At Monday, we tackle this problem with a maximization lens. How many ways can we leverage and repurpose this content? In other words, how can we stretch the investment we’re making by getting the best results with the longest runway? Below, we share our best-kept secrets to extend the shelf life on your oft-overlooked studio content.
Something important to note before we dive in: studio photography does not perform well on every channel. Typically, we reserve this content for email campaigns and Instagram Stories. Few people will double-tap on ecommerce imagery if it shows up as-is in their feeds because it lacks a real-life feeling or a story. With these tweaks, simple images take on a new life.
1. Get gridding
Images become interesting and dynamic when placed in a repeating grid.
In this case, Paloma Wool does a brilliant job of showing how to style a product in a surprising way, using a grid of studio photography to tell the story and guide their customers to recreate the look at home.
2. GIFs: The easiest way to add some polish
Try it with on-model or off-model shots. Satisfy Running showed off their full product line by creating a simple scroll GIF that feels fun and engaging for social. (Watch the full gif on their Instagram here.)
Not sure how to make one of these? Here’s an easy tutorial that outlines four ways to create GIFs.
3. Get out that rubber stamp tool
Combining two or more images is a great way to create new perspectives on the same product, or to show off a full product category.
In this case, by cutting out and layering three studio images, Arc’teryx creates a stunning jacket guide that gives a clean side-by-side comparison of different products from the same category.
4. Feature focus
Photography only tells part of the story—often there are technical details or performance features that can’t be easily seen without picking up the product, holding it in your hands and examining it.

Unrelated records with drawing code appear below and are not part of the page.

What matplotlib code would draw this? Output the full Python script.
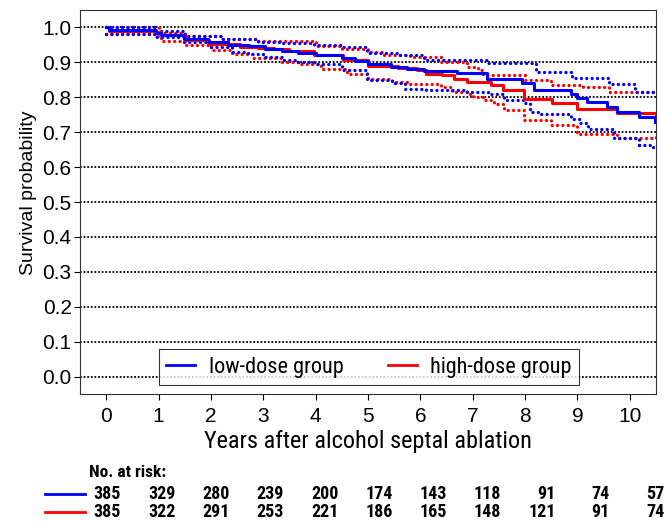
import matplotlib
matplotlib.use('Agg')
import matplotlib.pyplot as plt
from matplotlib.lines import Line2D

plt.rcParams['font.family'] = ['Liberation Sans', 'DejaVu Sans']
NARROW = ['Roboto Condensed', 'Liberation Sans']

# ── Data ──────────────────────────────────────────────────────────────────────
years = [0, 1, 2, 3, 4, 5, 6, 7, 8, 9, 10]
yticks = [0.0, 0.1, 0.2, 0.3, 0.4, 0.5, 0.6, 0.7, 0.8, 0.9, 1.0]

# low-dose group (Kaplan-Meier estimate + 95% CI)
low_t = [0, 0.05, 0.95, 1.05, 1.48, 1.95, 2.33, 2.72, 3.04, 3.36, 3.67, 4.0, 4.5,
         4.75, 5.0, 5.43, 5.75, 6.06, 6.7, 7.28, 7.95, 8.17, 8.87, 9.0, 9.19, 9.57,
         9.76, 10.17, 10.48]
low_s = [1.0, 0.992, 0.985, 0.977, 0.968, 0.958, 0.951, 0.946, 0.939, 0.932, 0.927,
         0.92, 0.913, 0.905, 0.894, 0.886, 0.881, 0.875, 0.869, 0.853, 0.841, 0.822,
         0.81, 0.799, 0.787, 0.772, 0.758, 0.744, 0.73]
low_up_t = [0, 0.95, 1.5, 2.2, 2.9, 3.33, 3.96, 4.5, 4.98, 5.6, 6.07, 7.3, 8.2, 8.9,
            9.6, 10.1, 10.5]
low_up_s = [1.0, 0.99, 0.975, 0.967, 0.957, 0.955, 0.949, 0.945, 0.927, 0.92, 0.906,
            0.897, 0.872, 0.855, 0.838, 0.815, 0.815]
low_dn_t = [0, 0.95, 1.48, 1.97, 2.4, 2.7, 3.0, 3.35, 3.6, 3.96, 4.5, 4.98, 5.45,
            5.7, 6.1, 6.9, 7.3, 7.6, 7.98, 8.1, 8.3, 8.87, 9.05, 9.2, 9.7, 10.17, 10.45]
low_dn_s = [0.982, 0.972, 0.958, 0.944, 0.93, 0.925, 0.915, 0.908, 0.901, 0.894,
            0.877, 0.849, 0.84, 0.825, 0.82, 0.816, 0.81, 0.793, 0.783, 0.758, 0.752,
            0.739, 0.725, 0.71, 0.682, 0.663, 0.644]

# high-dose group
high_t = [0, 0.05, 0.95, 1.05, 1.5, 1.97, 2.55, 2.9, 3.2, 3.5, 3.96, 4.53, 5.0, 5.58,
          5.94, 6.1, 6.42, 6.65, 6.9, 7.35, 7.58, 7.98, 8.52, 9.0, 9.76, 10.5]
high_s = [1.0, 0.99, 0.987, 0.977, 0.963, 0.953, 0.944, 0.94, 0.937, 0.932, 0.92,
          0.906, 0.891, 0.885, 0.877, 0.868, 0.864, 0.853, 0.844, 0.834, 0.822, 0.796,
          0.784, 0.765, 0.756, 0.753]
high_up_t = [0, 1.0, 1.5, 2.2, 2.9, 3.3, 3.96, 4.0, 4.5, 5.0, 5.3, 5.8, 6.4, 6.9, 7.1,
             7.2, 8.0, 8.5, 9.1, 9.6, 10.5]
high_up_s = [1.0, 0.985, 0.975, 0.968, 0.962, 0.96, 0.957, 0.946, 0.939, 0.93, 0.922,
             0.914, 0.9, 0.887, 0.877, 0.863, 0.849, 0.834, 0.829, 0.815, 0.815]
high_dn_t = [0, 0.95, 1.05, 1.5, 2.0, 2.4, 2.8, 3.33, 3.7, 4.1, 4.6, 5.0, 5.45, 5.75,
             6.4, 6.6, 6.9, 7.0, 7.2, 7.4, 7.6, 7.98, 8.5, 9.0, 9.76, 10.5]
high_dn_s = [0.98, 0.975, 0.962, 0.95, 0.935, 0.925, 0.912, 0.901, 0.896, 0.882, 0.868,
             0.853, 0.844, 0.838, 0.829, 0.815, 0.81, 0.8, 0.791, 0.782, 0.763, 0.734,
             0.72, 0.696, 0.682, 0.685]

risk_low = [385, 329, 280, 239, 200, 174, 143, 118, 91, 74, 57]
risk_high = [385, 322, 291, 253, 221, 186, 165, 148, 121, 91, 74]

BLUE = '#0000ff'
RED = '#ff0000'

# ── Figure ────────────────────────────────────────────────────────────────────
fig = plt.figure(figsize=(6.65, 5.21), dpi=100)
ax = fig.add_axes([80 / 665, 127 / 521, 576 / 665, 384 / 521])

for y in yticks:
    ax.axhline(y, color='black', lw=1.3, ls=(0, (1, 1)), zorder=1)

# CI bands: round dots
def ci(t, s, col):
    ax.step(t, s, where='post', color=col, lw=2.4, ls=(0, (0.01, 1.6)),
            dash_capstyle='round', zorder=2)

ci(high_up_t, high_up_s, RED)
ci(high_dn_t, high_dn_s, RED)
ci(low_up_t, low_up_s, BLUE)
ci(low_dn_t, low_dn_s, BLUE)
ax.step(high_t, high_s, where='post', color=RED, lw=2.2, zorder=3)
ax.step(low_t, low_s, where='post', color=BLUE, lw=2.2, zorder=3)

ax.set_xlim(-0.5, 10.5)
ax.set_ylim(-0.05, 1.05)
ax.set_xticks(years)
ax.set_yticks(yticks)
ax.set_yticklabels([f'{v:.1f}' for v in yticks])
ax.tick_params(axis='y', labelsize=15, length=4, width=0.8, pad=2)
ax.tick_params(axis='x', labelsize=15, length=4, width=0.8, pad=5)
for sp in ax.spines.values():
    sp.set_linewidth(0.8)
    sp.set_color('#333333')

ax.set_xlabel('Years after alcohol septal ablation', fontsize=17.5, labelpad=3,
              family=NARROW)
ax.set_ylabel('Survival probability', fontsize=14)
ax.yaxis.set_label_coords(-0.075, 0.525)

handles = [Line2D([], [], color=BLUE, lw=2), Line2D([], [], color=RED, lw=2)]
leg = ax.legend(handles, ['low-dose group', 'high-dose group'], ncol=2,
                loc='center', bbox_to_anchor=(0.144, 0.018, 0.715, 0.104),
                prop={'family': NARROW, 'size': 16}, frameon=True, fancybox=False,
                edgecolor='black', handlelength=1.3, handletextpad=0.6,
                columnspacing=2.0, borderpad=0.35)
leg.get_frame().set_linewidth(0.8)

# ── Number at risk table ──────────────────────────────────────────────────────
ax.text(0.016, -0.204, 'No. at risk:', transform=ax.transAxes, fontsize=12.5,
        fontweight='bold', ha='left', va='center', family=NARROW)
for row, (vals, col) in enumerate([(risk_low, BLUE), (risk_high, RED)]):
    yy = -0.260 - row * 0.048
    ax.add_line(Line2D([-0.06, 0.009], [yy, yy], transform=ax.transAxes,
                       color=col, lw=2.0, clip_on=False))
    for i, v in enumerate(vals):
        ax.text(0.0712 + 0.0943 * i, yy, str(v), transform=ax.transAxes,
                fontsize=13, fontweight='bold', ha='right', va='center',
                family=NARROW)

fig.savefig('out.png', dpi=100)
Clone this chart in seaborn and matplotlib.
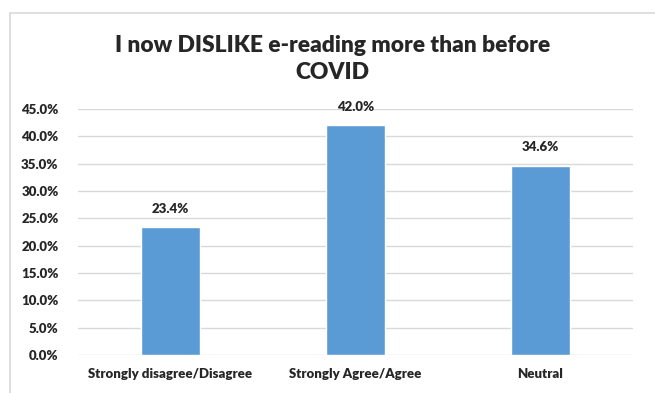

Use the clean white space in your studio photography for copy placement. Point out different elements—like a hidden pocket, ventilation or reflectivity—to spell out the full value of the product, beyond aesthetics.
Outdoor Voices expertly executes this technique in this email campaign, educating customers about their RecTrek Hike Shorts.
5. Use your words
Pair product shots with testimonials to tell your audience more about features, benefits and uses. The third-party validation adds colour and context to imagery that would otherwise fall flat on its own.
Glossier leans into this concept in their newsletter strategy, pairing photography with quotes from employees who are moms on the go to reinforce their value proposition that Glossier products fit into a modern mom’s schedule.
6. Collage o’clock
Grab your studio shots and any b-roll you have from your last campaign shoot (or your own personal adventures) and get scrapbooking. Create one-of-a-kind artwork that turns your studio shots into dynamic, campaign-worthy content. Lean on your seasonal direction or brand visuals to select colours, textures and shapes that connect to the wider narrative you’re sharing.
Two standout examples: District Vision added graphics to bring colour and energy to their photography. Assembly NY applied flat lay imagery over a nature shot for an unexpected pop.
No matter what size of brand you are, product photography can eat up a huge chunk of your marketing budget. We hope these tips help you make the most out of your existing content and breathe new life into assets that have more to offer.